### Your instructions
Transcribe all of the material exactly. Any picture in it should be left out.

### Information shown
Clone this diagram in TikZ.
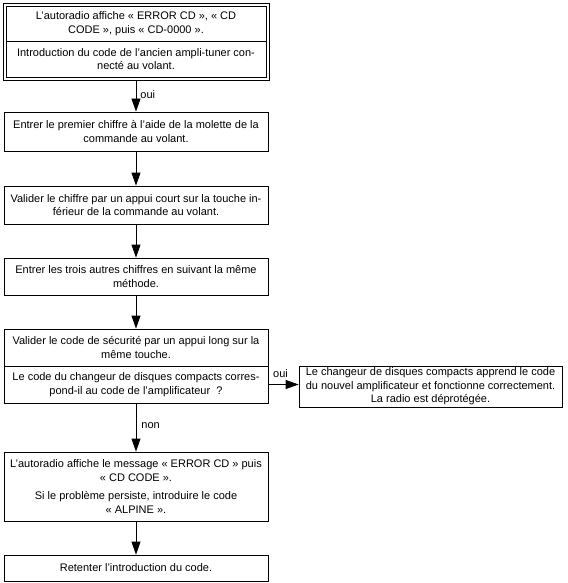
\documentclass[tikz,border=0pt]{standalone}
\usepackage{fontspec}
\setmainfont{Liberation Sans}
\usetikzlibrary{arrows.meta}
\begin{document}
\begin{tikzpicture}[x=1pt,y=-1pt,
  every node/.style={font=\fontsize{11}{13.5}\selectfont, inner sep=0pt},
  box/.style={draw, line width=0.8pt, align=center, minimum width=264pt},
  frame/.style={draw, line width=0.8pt},
  arr/.style={line width=0.8pt, -{Triangle[length=13pt,width=9pt]}},
  lbl/.style={font=\fontsize{11}{13}\selectfont, inner sep=1pt}]
\useasboundingbox (0,0) rectangle (567,583);
% box 1 (double frame)
\node[frame, minimum width=266pt, minimum height=77pt] (b1) at (136,41.5) {};
\node[box, minimum width=260pt, minimum height=35.5pt] (b1t) at (136,23.75)
  {L’autoradio affiche « ERROR CD », « CD\\CODE », puis « CD-0000 ».};
\node[box, minimum width=260pt, minimum height=35.5pt] (b1b) at (136,59.25)
  {Introduction du code de l’ancien ampli-tuner con-\\necté au volant.};
% box 2
\node[box, minimum height=39pt] (b2) at (136,131.5)
  {Entrer le premier chiffre à l’aide de la molette de la\\commande au volant.};
% box 3
\node[box, minimum height=38pt] (b3) at (136,205)
  {Valider le chiffre par un appui court sur la touche in-\\férieur de la commande au volant.};
% box 4
\node[box, minimum height=37pt] (b4) at (136,276.5)
  {Entrer les trois autres chiffres en suivant la même\\méthode.};
% box 5
\node[box, minimum height=37pt] (b5t) at (136,347.5)
  {Valider le code de sécurité par un appui long sur la\\même touche.};
\node[box, minimum height=37pt] (b5b) at (136,384.5)
  {Le code du changeur de disques compacts corres-\\pond-il au code de l’amplificateur\ \ ?};
% side box
\node[box, minimum width=263pt, minimum height=41pt] (side) at (430.5,386.5)
  {Le changeur de disques compacts apprend le code\\du nouvel amplificateur et fonctionne correctement.\\La radio est déprotégée.};
% box 6
\node[box, minimum height=69pt] (b6) at (136,486.5)
  {L’autoradio affiche le message « ERROR CD » puis\\« CD CODE ».\\[5pt]Si le problème persiste, introduire le code\\« ALPINE ».};
% box 7
\node[box, minimum height=26pt] (b7) at (136,568)
  {Retenter l'introduction du code.};
% arrows
\draw[arr] (b1.south) -- node[lbl, pos=0.45, anchor=west, xshift=3pt] {oui} (b2.north);
\draw[arr] (b2.south) -- (b3.north);
\draw[arr] (b3.south) -- (b4.north);
\draw[arr] (b4.south) -- (b5t.north);
\draw[arr] (b5b.east) -- node[lbl, pos=0.4, anchor=south, yshift=5pt] {oui} (b5b.east -| side.west);
\draw[arr] (b5b.south) -- node[lbl, pos=0.47, anchor=west, xshift=4pt] {non} (b6.north);
\draw[arr] (b6.south) -- (b7.north);
\end{tikzpicture}
\end{document}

### Solved problem
Clone this diagram in TikZ.
\documentclass[tikz,border=0pt]{standalone}
\usepackage{fontspec}
\setmainfont{Liberation Sans}
\usetikzlibrary{arrows.meta}
\begin{document}
\begin{tikzpicture}[x=1pt,y=-1pt,
  every node/.style={font=\fontsize{11}{13.5}\selectfont, inner sep=0pt},
  box/.style={draw, line width=0.8pt, align=center, minimum width=264pt},
  frame/.style={draw, line width=0.8pt},
  arr/.style={line width=0.8pt, -{Triangle[length=13pt,width=9pt]}},
  lbl/.style={font=\fontsize{11}{13}\selectfont, inner sep=1pt}]
\useasboundingbox (0,0) rectangle (567,583);
% box 1 (double frame)
\node[frame, minimum width=266pt, minimum height=77pt] (b1) at (136,41.5) {};
\node[box, minimum width=260pt, minimum height=35.5pt] (b1t) at (136,23.75)
  {L’autoradio affiche « ERROR CD », « CD\\CODE », puis « CD-0000 ».};
\node[box, minimum width=260pt, minimum height=35.5pt] (b1b) at (136,59.25)
  {Introduction du code de l’ancien ampli-tuner con-\\necté au volant.};
% box 2
\node[box, minimum height=39pt] (b2) at (136,131.5)
  {Entrer le premier chiffre à l’aide de la molette de la\\commande au volant.};
% box 3
\node[box, minimum height=38pt] (b3) at (136,205)
  {Valider le chiffre par un appui court sur la touche in-\\férieur de la commande au volant.};
% box 4
\node[box, minimum height=37pt] (b4) at (136,276.5)
  {Entrer les trois autres chiffres en suivant la même\\méthode.};
% box 5
\node[box, minimum height=37pt] (b5t) at (136,347.5)
  {Valider le code de sécurité par un appui long sur la\\même touche.};
\node[box, minimum height=37pt] (b5b) at (136,384.5)
  {Le code du changeur de disques compacts corres-\\pond-il au code de l’amplificateur\ \ ?};
% side box
\node[box, minimum width=263pt, minimum height=41pt] (side) at (430.5,386.5)
  {Le changeur de disques compacts apprend le code\\du nouvel amplificateur et fonctionne correctement.\\La radio est déprotégée.};
% box 6
\node[box, minimum height=69pt] (b6) at (136,486.5)
  {L’autoradio affiche le message « ERROR CD » puis\\« CD CODE ».\\[5pt]Si le problème persiste, introduire le code\\« ALPINE ».};
% box 7
\node[box, minimum height=26pt] (b7) at (136,568)
  {Retenter l'introduction du code.};
% arrows
\draw[arr] (b1.south) -- node[lbl, pos=0.45, anchor=west, xshift=3pt] {oui} (b2.north);
\draw[arr] (b2.south) -- (b3.north);
\draw[arr] (b3.south) -- (b4.north);
\draw[arr] (b4.south) -- (b5t.north);
\draw[arr] (b5b.east) -- node[lbl, pos=0.4, anchor=south, yshift=5pt] {oui} (b5b.east -| side.west);
\draw[arr] (b5b.south) -- node[lbl, pos=0.47, anchor=west, xshift=4pt] {non} (b6.north);
\draw[arr] (b6.south) -- (b7.north);
\end{tikzpicture}
\end{document}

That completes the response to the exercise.